Importantly, the authors noticed that the strongest predictive factor for lamivudine-resistance was persistent HBV DNA at month 3. This is another piece of evidence supporting the roadmap concept. According to the report of an international workshop,14 12 and 24 weeks after starting the therapy are 2 checkpoints, at which times one can decide to continue, further monitor or modify therapy, according to complete (HBV DNA become undetectable by polymerase chain reaction (PCR)-based assay), partial (less than 2000 IU/mL but still detectable by PCR assay) or inadequate virologic response (still more than 2000 IU/mL) response, respectively. Thus clinical decisions on continuing versus modifying therapy can be made as early as week 24, allowing clinicians to tailor therapy to the needs of individual patients.
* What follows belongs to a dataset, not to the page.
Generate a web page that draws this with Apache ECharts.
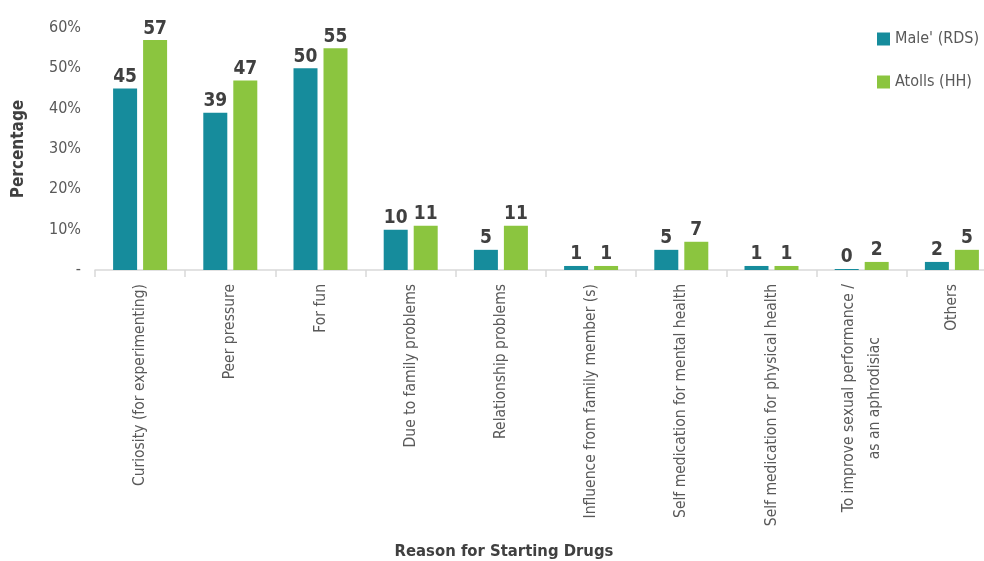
<!DOCTYPE html>
<html>
<head>
<meta charset="utf-8">
<script src="https://cdn.jsdelivr.net/npm/echarts@6/dist/echarts.min.js"></script>
<style>
  html, body { margin: 0; padding: 0; background: #fff; }
  #chart { width: 984px; height: 561px; }
</style>
</head>
<body>
<div id="chart"></div>
<script>
// Reasons for starting drugs, percentage of respondents
const categories = [
  'Curiosity (for experimenting)',
  'Peer pressure',
  'For fun',
  'Due to family problems',
  'Relationship problems',
  'Influence from family member (s)',
  'Self medication for mental health',
  'Self medication for physical health',
  'To improve sexual performance /\nas an aphrodisiac',
  'Others'
];
const maleRDS = [45, 39, 50, 10, 5, 1, 5, 1, 0, 2];
const atollsHH = [57, 47, 55, 11, 11, 1, 7, 1, 2, 5];
const seriesNames = ["Male' (RDS)", 'Atolls (HH)'];
const yTicks = [0, 10, 20, 30, 40, 50, 60];

const FONT = '"DejaVu Sans Condensed", Roboto, sans-serif';
const TEAL = '#168c9c';
const GREEN = '#8bc53f';
const GREY = '#595959';
const DARK = '#404040';

const chart = echarts.init(document.getElementById('chart'));

const valueLabel = {
  show: true,
  position: 'top',
  distance: 2,
  color: DARK,
  fontFamily: FONT,
  fontWeight: 'bold',
  fontSize: 19
};

chart.setOption({
  animation: false,
  textStyle: { fontFamily: FONT },
  legend: {
    orient: 'vertical',
    left: 872,
    top: 26,
    itemWidth: 13,
    itemHeight: 13,
    itemGap: 27,
    icon: 'rect',
    textStyle: { color: GREY, fontSize: 16, fontFamily: FONT },
    data: seriesNames
  },
  grid: { left: 95, top: 28, width: 902, bottom: 291, outerBoundsMode: 'none', containLabel: false },
  xAxis: {
    type: 'category',
    data: categories,
    name: 'Reason for Starting Drugs',
    nameLocation: 'middle',
    nameGap: 273,
    nameTextStyle: { color: DARK, fontWeight: 'bold', fontSize: 16.5, fontFamily: FONT, padding: [0, 84, 0, 0] },
    axisLine: { lineStyle: { color: '#d9d9d9', width: 1.5 } },
    axisTick: { show: true, length: 7, lineStyle: { color: '#d9d9d9', width: 1.5 } },
    axisLabel: {
      interval: 0,
      rotate: 90,
      margin: 14,
      color: GREY,
      fontSize: 15.5,
      fontFamily: FONT,
      lineHeight: 26,
      formatter: function (v) {
        return v.split('\n').map(function (s) { return '{c|' + s + '}'; }).join('\n');
      },
      rich: { c: { align: 'center', color: GREY, fontSize: 15.5, fontFamily: FONT, lineHeight: 26 } }
    }
  },
  yAxis: {
    type: 'value',
    min: yTicks[0],
    max: yTicks[yTicks.length - 1],
    interval: 10,
    name: 'Percentage',
    nameLocation: 'middle',
    nameGap: 68,
    nameRotate: 90,
    nameTextStyle: { color: DARK, fontWeight: 'bold', fontSize: 17, fontFamily: FONT },
    splitLine: { show: false },
    axisLine: { show: false },
    axisTick: { show: false },
    axisLabel: {
      margin: 14,
      color: GREY,
      fontSize: 16,
      fontFamily: FONT,
      formatter: function (v) { return v === 0 ? '-' : v + '%'; }
    }
  },
  series: [
    {
      name: seriesNames[0],
      type: 'bar',
      data: maleRDS,
      barWidth: 24,
      barGap: '25%',
      barMinHeight: 1,
      itemStyle: { color: TEAL },
      label: valueLabel
    },
    {
      name: seriesNames[1],
      type: 'bar',
      data: atollsHH,
      barWidth: 24,
      barMinHeight: 1,
      itemStyle: { color: GREEN },
      label: valueLabel
    }
  ]
});
</script>
</body>
</html>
More recently, even 4-week HBV DNA response has been shown to correlate near perfectly with the risk of drug resistance during 5 years of lamivudine therapy:15 the real sense of the roadmap concept is to modify or tailor therapy to optimize the efficacy and minimize or counter resistance, before the unfavorable outcomes occur. Prospective data to support this conceptual approach are still lacking, but can come from carefully conducted prospective observational studies, of the type reported by Nishida and colleagues, provided appropriate viral monitoring data are obtained.

Another important issue for long-term therapy is selection of antiviral medication. According to the newest guideline,9 entecavir or adefovir dipivoxil are preferred especially for those with cirrhosis; most such cases need virtually life-long therapy. However, to date, published long-term data mainly involve lamivudine as it was the first approved oral anti-HBV agent. As more potent and less resistant nucleos(t)ide analogs (and their combinations) become available, long-term antiviral therapy should become more effective and more cost-effective.16 This theoretical modeling also should be tested in real life prospective studies.

In summary, the present report not only confirms the efficacy of lamivudine across a broad spectrum of hepatitis B disease severity, including in hepatic decompensation, but also consolidates the general principle of long-term suppression of HBV replication by nucleos(t)ide analogs at various stages of HBV-related liver disease. In the future, randomized controlled trials as well as carefully planned and conducted observational cohort studies will play their roles in further clarifying certain practical issues, such as the timing to start antiviral therapy, the selection of antiviral agents, and the monitoring and tailoring of the treatment regimen for individual patients.